• Data shown:
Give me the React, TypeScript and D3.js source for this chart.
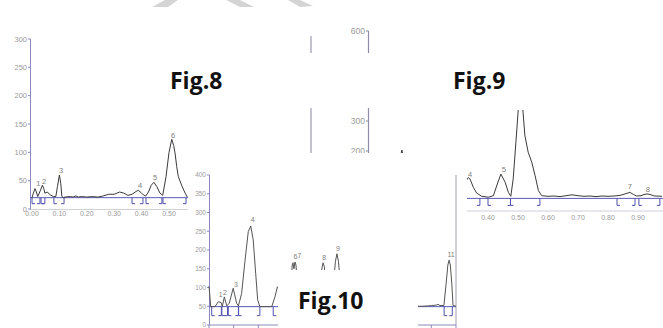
import React from 'react';
import * as d3 from 'd3';

// ---------- Fig.8 data (Rf, response) ----------
const fig8Rf = [0, 0.005, 0.011, 0.016, 0.021, 0.03, 0.038, 0.043, 0.047, 0.056, 0.066, 0.078, 0.087, 0.093, 0.1, 0.105, 0.109, 0.115,
  0.12, 0.14, 0.15, 0.16, 0.17, 0.18, 0.2, 0.22, 0.24, 0.26, 0.28, 0.3, 0.32, 0.335, 0.35, 0.365, 0.38, 0.388, 0.398, 0.406, 0.415,
  0.425, 0.435, 0.445, 0.455, 0.467, 0.477, 0.489, 0.5, 0.51, 0.517, 0.522, 0.528, 0.534, 0.546, 0.555, 0.562, 0.567];
const fig8Val = [20, 28, 36, 30, 22, 32, 42, 36, 28, 30, 25, 22, 22, 40, 60, 45, 22, 20,
  21, 22, 21, 23, 21, 22, 21, 22, 21, 23, 26, 26, 30, 28, 24, 26, 31, 33, 29, 25, 23,
  30, 42, 47, 40, 28, 24, 57, 100, 123, 112, 99, 75, 57, 42, 32, 25, 21];
const fig8PeakNames = ['1', '2', '3', '4', '5', '6'];
const fig8PeakRf = [0.023, 0.044, 0.106, 0.394, 0.449, 0.515];
const fig8PeakVal = [46, 49, 69, 42, 56, 130];
const fig8BracketStart = [0, 0.033, 0.08, 0.365, 0.416, 0.478];
const fig8BracketEnd = [0.029, 0.047, 0.117, 0.405, 0.474, 0.562];
const fig8Baseline = 20;
const fig8YTicks = [0, 50, 100, 150, 200, 250, 300];
const fig8XTicks = [0, 0.1, 0.2, 0.3, 0.4, 0.5];

// ---------- Fig.9 data ----------
const fig9Rf = [0.1, 0.113, 0.125, 0.32, 0.335, 0.34, 0.351, 0.362, 0.379, 0.401, 0.418, 0.431, 0.443, 0.457, 0.468, 0.476,
  0.484, 0.493, 0.501, 0.508, 0.516, 0.523, 0.534, 0.546, 0.557, 0.568, 0.579, 0.6, 0.62, 0.64, 0.66, 0.68, 0.7, 0.72,
  0.74, 0.76, 0.78, 0.8, 0.82, 0.84, 0.86, 0.873, 0.885, 0.895, 0.91, 0.92, 0.93, 0.94, 0.955, 0.98];
const fig9Val = [150, 203, 150, 90, 112, 107, 79, 60, 49, 46, 51, 90, 123, 96, 62, 49,
  107, 229, 340, 700, 340, 251, 196, 162, 118, 68, 51, 49, 50, 48, 51, 54, 51, 49,
  50, 48, 50, 49, 50, 52, 58, 62, 55, 50, 51, 55, 57, 55, 50, 49];
const fig9PeakNames = ['4', '5', '7', '8'];
const fig9PeakRf = [0.34, 0.453, 0.873, 0.933];
const fig9PeakVal = [123, 140, 83, 73];
const fig9BracketStart = [0.4, 0.475, 0.83, 0.903];
const fig9BracketEnd = [0.373, 0.475, 0.573, 0.89, 0.973];
const fig9Baseline = 42;
const fig9YTicks = [0, 100, 200, 300, 400, 500, 600];
const fig9XTicks = [0.3, 0.4, 0.5, 0.6, 0.7, 0.8, 0.9];

// ---------- Fig.10 data ----------
const fig10Rf = [0, 0.007, 0.024, 0.038, 0.049, 0.054, 0.062, 0.072, 0.082, 0.098, 0.112, 0.119, 0.132, 0.146, 0.159, 0.169,
  0.179, 0.189, 0.197, 0.206, 0.254, 0.267, 0.277, 0.31, 0.325, 0.333, 0.337, 0.34, 0.344, 0.348, 0.352, 0.357, 0.365,
  0.44, 0.452, 0.458, 0.462, 0.467, 0.472, 0.485, 0.49, 0.505, 0.512, 0.518, 0.524, 0.531, 0.545,
  0.86, 0.89, 0.9, 0.92, 0.927, 0.935, 0.951, 0.96, 0.967, 0.972, 0.977, 0.983, 0.988, 1.0];
const fig10Val = [104, 49, 49, 62, 60, 49, 75, 51, 58, 98, 58, 51, 84, 173, 249, 264,
  227, 138, 67, 49, 49, 75, 102, 60, 52, 120, 160, 166, 150, 168, 160, 120, 52,
  52, 120, 155, 166, 155, 120, 52, 52, 120, 170, 190, 170, 120, 52,
  50, 51, 52, 53, 55, 52, 52, 110, 160, 173, 160, 110, 52, 50];
const fig10PeakNames = ['1', '2', '3', '4', '6', '7', '8', '9', '11'];
const fig10PeakRf = [0.047, 0.065, 0.109, 0.177, 0.35, 0.366, 0.466, 0.522, 0.98];
const fig10PeakVal = [80, 86, 109, 280, 182, 184, 179, 205, 187];
const fig10BracketStart = [0.011, 0.052, 0.078, 0.12, 0.26, 0.952];
const fig10BracketEnd = [0.05, 0.075, 0.119, 0.206, 0.985];
const fig10Baseline = 49;
const fig10YTicks = [0, 50, 100, 150, 200, 250, 300, 350, 400];
const fig10XTicks = [0, 0.1, 0.2, 0.3, 0.4, 0.5, 0.6, 0.7, 0.8, 0.9, 1.0];

const LABEL_FONT = '"Liberation Sans", Arial, sans-serif';
const AXIS = '#8a8abd';
const BASE = '#5b5bb8';
const BRACKET = '#5050ad';
const TXT = '#9a9a9a';

type Sc = d3.ScaleLinear<number, number>;

function trace(rf: number[], val: number[], x: Sc, y: Sc) {
  const line = d3.line<number>().x((_, i) => x(rf[i])).y((_, i) => y(val[i]));
  return line(val) || '';
}

function Brackets({ x, yb, starts, ends, depth }: { x: Sc; yb: number; starts: number[]; ends: number[]; depth: number }) {
  return (
    <g stroke={BRACKET} strokeWidth={1} fill="none">
      {starts.map((s, i) => {
        const px = x(s);
        return <path key={'s' + i} d={`M${px + 3},${yb + depth}H${px}V${yb}`} />;
      })}
      {ends.map((e, i) => {
        const px = x(e);
        return <path key={'e' + i} d={`M${px - 3},${yb + depth}H${px}V${yb}`} />;
      })}
    </g>
  );
}

function PeakLabels({ x, y, names, rf, val, size }: { x: Sc; y: Sc; names: string[]; rf: number[]; val: number[]; size: number }) {
  return (
    <g fontFamily={LABEL_FONT} fontSize={size} fill="#808080" textAnchor="middle">
      {names.map((n, i) => (
        <text key={n + i} x={x(rf[i])} y={y(val[i])} dy="0.35em">{n}</text>
      ))}
    </g>
  );
}

export default function App() {
  // Fig.8 scales
  const x8 = d3.scaleLinear().domain([0, 0.57]).range([32, 188.2]);
  const y8 = d3.scaleLinear().domain([0, 300]).range([209, 39]);
  // Fig.9 scales
  const x9 = d3.scaleLinear().domain([0, 0.98]).range([368, 662]);
  const y9 = d3.scaleLinear().domain([0, 600]).range([211, 31]);
  // Fig.10 scales
  const x10 = d3.scaleLinear().domain([0, 1]).range([209, 456]);
  const y10 = d3.scaleLinear().domain([0, 400]).range([325, 175]);

  const figFont = '"Open Sans", "Liberation Sans", sans-serif';

  return (
    <svg width={663} height={328} style={{ position: 'absolute', left: 0, top: 0, background: '#fff' }}>
      <defs>
        <clipPath id="clip8"><rect x={0} y={20} width={192} height={205} /></clipPath>
        <clipPath id="clip9">
          <rect x={300} y={28} width={120} height={25} />
          <rect x={300} y={108} width={120} height={45} />
          <rect x={467} y={110} width={196} height={118} />
        </clipPath>
        <clipPath id="clip10">
          <rect x={180} y={160} width={98} height={168} />
          <rect x={288} y={244} width={58} height={26} />
          <rect x={418} y={170} width={40} height={158} />
        </clipPath>
      </defs>
      <rect x={0} y={0} width={663} height={328} fill="#fff" />

      {/* watermark fragments */}
      <g fill="#d4d4d4">
        <path d="M165,0 L178,0 L168,7 L152,7 Z" />
        <path d="M226,0 L240,0 L254,7 L240,7 Z" />
        <path d="M288,0 L300,0 L313,6 L300,7 Z" />
      </g>

      {/* ---------------- Fig.8 ---------------- */}
      <g clipPath="url(#clip8)">
        <line x1={30} x2={188} y1={209.5} y2={209.5} stroke="#d0d0d8" />
        <line x1={30.5} x2={30.5} y1={y8(300)} y2={209.5} stroke={AXIS} strokeWidth={1} />
        {fig8YTicks.map(t => (
          <g key={t}>
            <line x1={28} x2={30.5} y1={y8(t)} y2={y8(t)} stroke={AXIS} />
            <text x={27} y={y8(t)} dy="0.35em" textAnchor="end" fontFamily={LABEL_FONT} fontSize={7.5} fill={TXT}>{t}</text>
          </g>
        ))}
        {fig8XTicks.map(t => (
          <text key={t} x={x8(t)} y={213.5} dy="0.35em" textAnchor="middle" fontFamily={LABEL_FONT} fontSize={7} fill={TXT}>{d3.format('.2f')(t)}</text>
        ))}
        <line x1={30} x2={188} y1={y8(fig8Baseline)} y2={y8(fig8Baseline)} stroke={BASE} strokeWidth={1} />
        <Brackets x={x8} yb={y8(fig8Baseline)} starts={fig8BracketStart} ends={fig8BracketEnd} depth={6} />
        <path d={trace(fig8Rf, fig8Val, x8, y8)} fill="none" stroke="#3a3a3a" strokeWidth={1} />
        <PeakLabels x={x8} y={y8} names={fig8PeakNames} rf={fig8PeakRf} val={fig8PeakVal} size={7.5} />
      </g>

      {/* ---------------- Fig.9 ---------------- */}
      <g clipPath="url(#clip9)">
        <line x1={311} x2={311} y1={36} y2={212} stroke="#9a9aae" strokeWidth={1.2} />
        <line x1={368.5} x2={368.5} y1={y9(600)} y2={y9(0)} stroke="#8c8ca8" strokeWidth={1.2} />
        {fig9YTicks.map(t => (
          <g key={t}>
            <line x1={366} x2={368.5} y1={y9(t)} y2={y9(t)} stroke="#8c8ca8" />
            <text x={365} y={y9(t)} dy="0.35em" textAnchor="end" fontFamily={LABEL_FONT} fontSize={8.5} fill={TXT}>{t}</text>
          </g>
        ))}
        <line x1={368} x2={663} y1={y9(0)} y2={y9(0)} stroke="#cfcfda" />
        {fig9XTicks.map(t => (
          <text key={t} x={x9(t)} y={217.5} dy="0.35em" textAnchor="middle" fontFamily={LABEL_FONT} fontSize={7} fill={TXT}>{d3.format('.2f')(t)}</text>
        ))}
        <line x1={368} x2={663} y1={y9(fig9Baseline)} y2={y9(fig9Baseline)} stroke={BASE} strokeWidth={1} />
        <Brackets x={x9} yb={y9(fig9Baseline)} starts={fig9BracketStart} ends={fig9BracketEnd} depth={7} />
        <path d={trace(fig9Rf, fig9Val, x9, y9)} fill="none" stroke="#3a3a3a" strokeWidth={1} />
        <PeakLabels x={x9} y={y9} names={fig9PeakNames} rf={fig9PeakRf} val={fig9PeakVal} size={7.5} />
      </g>

      {/* ---------------- Fig.10 ---------------- */}
      <g clipPath="url(#clip10)">
        <line x1={209.5} x2={209.5} y1={y10(400)} y2={y10(0)} stroke={AXIS} strokeWidth={1} />
        <line x1={456} x2={456} y1={y10(400)} y2={y10(0)} stroke="#a0a0b4" strokeWidth={1} />
        {fig10YTicks.map(t => (
          <g key={t}>
            <line x1={207} x2={209.5} y1={y10(t)} y2={y10(t)} stroke={AXIS} />
            <text x={206} y={y10(t)} dy="0.35em" textAnchor="end" fontFamily={LABEL_FONT} fontSize={6.5} fill={TXT}>{t}</text>
          </g>
        ))}
        <line x1={209} x2={456} y1={y10(0)} y2={y10(0)} stroke={AXIS} />
        {fig10XTicks.map(t => (
          <line key={t} x1={x10(t)} x2={x10(t)} y1={y10(0)} y2={y10(0) + 3} stroke={AXIS} />
        ))}
        <line x1={209} x2={456} y1={y10(fig10Baseline)} y2={y10(fig10Baseline)} stroke={BASE} strokeWidth={1} />
        <Brackets x={x10} yb={y10(fig10Baseline)} starts={fig10BracketStart} ends={fig10BracketEnd} depth={9} />
        <path d={trace(fig10Rf, fig10Val, x10, y10)} fill="none" stroke="#555" strokeWidth={1} />
        <PeakLabels x={x10} y={y10} names={fig10PeakNames} rf={fig10PeakRf} val={fig10PeakVal} size={7} />
      </g>

      {/* figure captions */}
      <g fontFamily={figFont} fontWeight={700} fontSize={23} fill="#111">
        <text x={170} y={89}>Fig.8</text>
        <text x={453} y={89}>Fig.9</text>
        <text x={298} y={309}>Fig.10</text>
      </g>
    </svg>
  );
}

• Your goal:
Select and copy every line of the listing with the word "React".

• Final result:
Give me the React, TypeScript and D3.js source for this chart.
import React from 'react';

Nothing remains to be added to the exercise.